Outro João. Mineiro. Mas não um Mineiro de Belo Horizonte, como tantos outros mineiros. Como tantos outros joões. Um mineiro de Montes Claros, todo diferente. João Bosco.


Este João surgiu do nada, com a coragem de fazer música brasileira que fugisse do padrão da bossa nova. Fez samba, fez rumba, fez tango, fez marcha-rancho, fez xaxado, fez música cigana, fez bolero. Como Lucho Gatica ou como Ravel. Música brasileira. E construiu, ao lado de Aldir Blanc, um cancioneiro dos mais ricos, a verdadeira perfeição quando se pensa na combinação entre palavra e melodia. Tanto foi perfeita esta fusão que tanto João quanto Aldir, nunca foram os mesmos depois que deixaram de fazer música juntos. Parece que voltaram a compor em parceria. Fico excitado com essa expectativa. Tomara que voltem logo. Seria um sonho.

Sonho mesmo, entretanto, seria ouvir algum samba de João Bosco cantado por João Gilberto. Isso não é sonho. Isso é utopia.

10 comentários:

Vivien Morgato : disse...

Eu adoro João Bosco, adoro praticamente tudo que conheço dele.Adoro ve-lo cantar.
Eu odeio João Gilberto. Odeio a empáfia, odeio o estilão, odeio a música.Não sou uma expert no assunto, sou uma mera, uma simples ouvinte.
Eu jogaria flores pro João Bosco. Não me pergunte o que eu jogaria no outro João...

Arnaldo Heredia Gomes disse...

Vivien,

Você odeia o João Gilberto? Não faça isso comigo !!!!

Também não gosto da empáfia e muito menos do estilão, mas a música dele me derrete todo.

Quando você vier aqui em casa, vou te massacrar com o João e não precisa ser no último volume, pois, como já cantou o Caetano, melhor que tudo só o silêncio e melhor que o silêncio só o João.

Anônimo disse...

Eu adoro os dois Joões. O que canta baixo e o que canta sem precisar usar palavras.
Eu não me ligo no comportamento, e pra mim isso de artista com "atitude" é desculpa pra falta de talento.
A Luana Piovani tem "atitude", a Fernanda Montenegro não. Não precisa.

João Gilberto é um mestre, e os que conviveram com ele só contam histórias de ajuda, compreensão e simplicidade.

Unknown disse...

Na música brasileira só houve três pilares, ou seja, só três pedras fundamentais: Noel Rosa, Pixinguinha e João Gilberto. Antes e depois deles a música brasileira foi outra coisa. Os que vieram depois - incluindo Chico Buarque e cia - são derivados dessa tríade. Concordo quanto ao João, sua análise está perfeita.

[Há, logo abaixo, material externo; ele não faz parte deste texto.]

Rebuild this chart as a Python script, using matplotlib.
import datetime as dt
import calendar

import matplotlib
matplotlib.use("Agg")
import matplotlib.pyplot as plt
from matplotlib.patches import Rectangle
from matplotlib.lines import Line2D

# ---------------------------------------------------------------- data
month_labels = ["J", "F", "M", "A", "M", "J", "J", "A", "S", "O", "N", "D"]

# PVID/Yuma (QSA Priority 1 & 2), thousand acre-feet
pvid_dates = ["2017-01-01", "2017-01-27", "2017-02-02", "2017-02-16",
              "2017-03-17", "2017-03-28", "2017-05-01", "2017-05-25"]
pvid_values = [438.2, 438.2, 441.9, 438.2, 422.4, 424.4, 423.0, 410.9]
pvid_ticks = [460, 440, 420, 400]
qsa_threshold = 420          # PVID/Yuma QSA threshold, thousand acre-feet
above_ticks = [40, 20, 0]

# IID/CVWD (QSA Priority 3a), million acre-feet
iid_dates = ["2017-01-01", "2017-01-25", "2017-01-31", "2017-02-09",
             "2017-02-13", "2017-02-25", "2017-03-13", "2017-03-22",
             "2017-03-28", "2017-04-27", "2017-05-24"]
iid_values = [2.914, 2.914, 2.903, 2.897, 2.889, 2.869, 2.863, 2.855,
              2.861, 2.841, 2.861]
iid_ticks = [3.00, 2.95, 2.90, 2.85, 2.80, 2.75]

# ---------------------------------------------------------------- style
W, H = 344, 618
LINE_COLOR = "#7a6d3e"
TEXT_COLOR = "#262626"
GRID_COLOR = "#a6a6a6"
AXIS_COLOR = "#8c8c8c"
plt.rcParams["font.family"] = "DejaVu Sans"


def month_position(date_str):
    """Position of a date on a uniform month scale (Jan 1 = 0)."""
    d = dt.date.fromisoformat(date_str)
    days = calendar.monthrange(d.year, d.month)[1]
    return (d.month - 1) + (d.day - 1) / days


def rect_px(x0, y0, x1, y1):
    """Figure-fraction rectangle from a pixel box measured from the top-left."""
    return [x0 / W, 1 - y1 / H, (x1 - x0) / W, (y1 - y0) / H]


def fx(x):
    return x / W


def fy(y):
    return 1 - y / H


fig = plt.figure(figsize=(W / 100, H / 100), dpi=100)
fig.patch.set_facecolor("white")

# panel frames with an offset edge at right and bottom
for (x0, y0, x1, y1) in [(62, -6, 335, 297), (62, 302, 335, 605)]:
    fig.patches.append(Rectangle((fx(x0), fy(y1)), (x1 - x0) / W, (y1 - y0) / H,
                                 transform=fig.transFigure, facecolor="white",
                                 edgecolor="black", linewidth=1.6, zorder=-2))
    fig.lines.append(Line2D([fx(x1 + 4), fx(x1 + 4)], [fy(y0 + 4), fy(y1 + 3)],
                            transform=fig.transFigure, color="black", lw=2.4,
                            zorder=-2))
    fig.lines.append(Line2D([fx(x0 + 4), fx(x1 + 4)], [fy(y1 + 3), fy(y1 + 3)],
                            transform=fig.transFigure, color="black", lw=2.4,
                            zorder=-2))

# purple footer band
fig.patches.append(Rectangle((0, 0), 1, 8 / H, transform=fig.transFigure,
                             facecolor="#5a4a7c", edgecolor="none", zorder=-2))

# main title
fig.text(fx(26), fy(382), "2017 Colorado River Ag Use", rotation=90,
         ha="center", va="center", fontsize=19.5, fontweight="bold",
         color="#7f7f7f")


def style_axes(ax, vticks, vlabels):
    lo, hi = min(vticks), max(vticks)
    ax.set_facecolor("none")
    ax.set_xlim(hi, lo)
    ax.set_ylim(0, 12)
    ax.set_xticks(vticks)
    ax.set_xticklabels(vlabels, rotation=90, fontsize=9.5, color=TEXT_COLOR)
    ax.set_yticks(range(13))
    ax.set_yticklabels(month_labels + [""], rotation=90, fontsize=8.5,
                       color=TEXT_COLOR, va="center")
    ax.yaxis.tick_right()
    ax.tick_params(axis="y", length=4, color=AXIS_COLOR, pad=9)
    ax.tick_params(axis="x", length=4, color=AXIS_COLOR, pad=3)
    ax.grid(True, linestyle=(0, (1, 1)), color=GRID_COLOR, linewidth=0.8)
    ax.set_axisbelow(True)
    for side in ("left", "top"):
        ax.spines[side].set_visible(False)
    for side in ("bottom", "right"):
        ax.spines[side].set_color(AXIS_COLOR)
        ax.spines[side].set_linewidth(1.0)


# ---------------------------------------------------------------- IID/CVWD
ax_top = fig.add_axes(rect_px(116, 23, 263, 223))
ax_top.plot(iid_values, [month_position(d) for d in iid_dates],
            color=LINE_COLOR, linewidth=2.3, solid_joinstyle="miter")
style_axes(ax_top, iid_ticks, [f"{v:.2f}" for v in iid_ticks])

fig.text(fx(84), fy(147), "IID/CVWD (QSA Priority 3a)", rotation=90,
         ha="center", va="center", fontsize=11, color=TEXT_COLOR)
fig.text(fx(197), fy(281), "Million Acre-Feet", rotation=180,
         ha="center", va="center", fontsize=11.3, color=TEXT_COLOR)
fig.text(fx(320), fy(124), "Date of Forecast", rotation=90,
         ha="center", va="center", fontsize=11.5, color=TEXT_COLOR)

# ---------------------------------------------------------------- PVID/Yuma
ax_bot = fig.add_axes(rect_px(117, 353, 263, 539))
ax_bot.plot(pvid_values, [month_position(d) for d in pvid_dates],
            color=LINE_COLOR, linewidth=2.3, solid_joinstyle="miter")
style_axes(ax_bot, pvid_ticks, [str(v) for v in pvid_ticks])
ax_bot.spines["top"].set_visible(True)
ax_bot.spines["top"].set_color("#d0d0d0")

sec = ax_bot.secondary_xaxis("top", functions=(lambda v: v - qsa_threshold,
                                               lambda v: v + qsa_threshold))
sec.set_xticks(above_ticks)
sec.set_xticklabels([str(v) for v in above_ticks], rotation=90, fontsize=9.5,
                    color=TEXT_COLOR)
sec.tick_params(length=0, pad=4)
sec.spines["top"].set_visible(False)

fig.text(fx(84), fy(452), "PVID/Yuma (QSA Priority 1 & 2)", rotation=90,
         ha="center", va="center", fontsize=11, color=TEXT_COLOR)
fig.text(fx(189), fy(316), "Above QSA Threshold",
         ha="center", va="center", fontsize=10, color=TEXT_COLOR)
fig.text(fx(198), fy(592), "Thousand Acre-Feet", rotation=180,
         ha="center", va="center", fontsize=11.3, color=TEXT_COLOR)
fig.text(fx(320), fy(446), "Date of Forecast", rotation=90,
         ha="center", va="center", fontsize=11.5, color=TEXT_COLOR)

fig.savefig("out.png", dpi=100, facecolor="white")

Arnaldo: ainda não consegui fazer aquele negócio com as fotos. É impressionante como sou burro. Não consigo arrastá-la com o mouse. Isso está me matando aos poucos, eu preciso urgente de uma aula prática.

abç

Vivien Morgato : disse...

Menina Eva, Fernanda Montenegro não tem atitude...? e a maluca que vc citou ...tem???
Eu acho vc muito bacana, mas nossas definições do que é ter "atitude" sao diametralmente opostas....

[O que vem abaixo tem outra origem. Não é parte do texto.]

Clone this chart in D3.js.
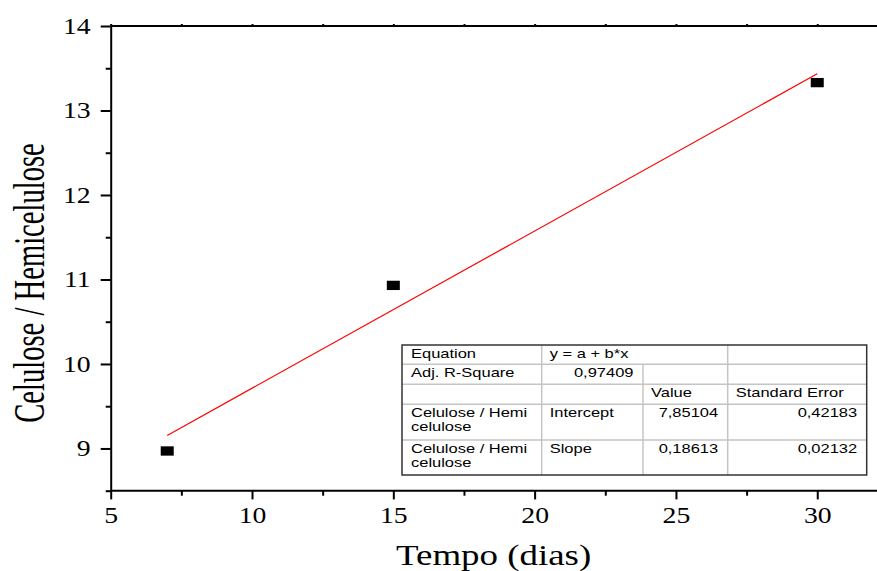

Arnaldo Heredia Gomes disse...

Meninas! Não briguem por causa do João Gilberto. Ele é da paz.

Vivien Morgato : disse...

Arnaldo.....da paz???...rs
To brigando não, a Menina Eva é gente fina.;0)
Mas que ele é chato , ele é...heheheh

Anônimo disse...

Vivien, é exatamente essa "atitude" que eu desprezo. E tem taaaaanta gente que valoriza...

Eu sou jovem. Tem amigos meus que só gostam de determinado músico pela "atitude" que ele tem. Tá, eu assumo, são os roqueiros. E ficam dizendo que a Bossa Nova não tem "atitude", falando de barquinhos e tal.

Mas aí é que tá. Essa "atitude" *estou fazendo aspas com os dedos :D* eu acho uó. Pra mim, músico tem que ser bom músico, fazer música. Não ter "atitude". Olha só a Marisa Monte. Ela chega, canta, e arrasa. Nem precisa pular no palco nem nada! O Caetano Veloso fala coisas tolas em entrevistas. E eu com isso? Ele faz músicas ótimas!

Entendeu? Era disso que eu tava falando. Importante é o som e o feeling. Tanto faz o comportamento.

Arnaldo Heredia Gomes disse...

Menina Eva,

Concordo contigo. O Caetano dando entrevista e o Gil fazendo discurso, só falam bobagens. Mas fazendo músicas, são craques!

Anônimo disse...

Amigos novos e antigos é uma pequena maravilha. Melodia, letra, interpretação, arranjo, tudo é perfeito nessa gravação. Aliás, esse é um dos melhores discos do João Bosco, e é quase desconhecido.
Mas concordo com você: quando se separou do Aldir, João ficou chato.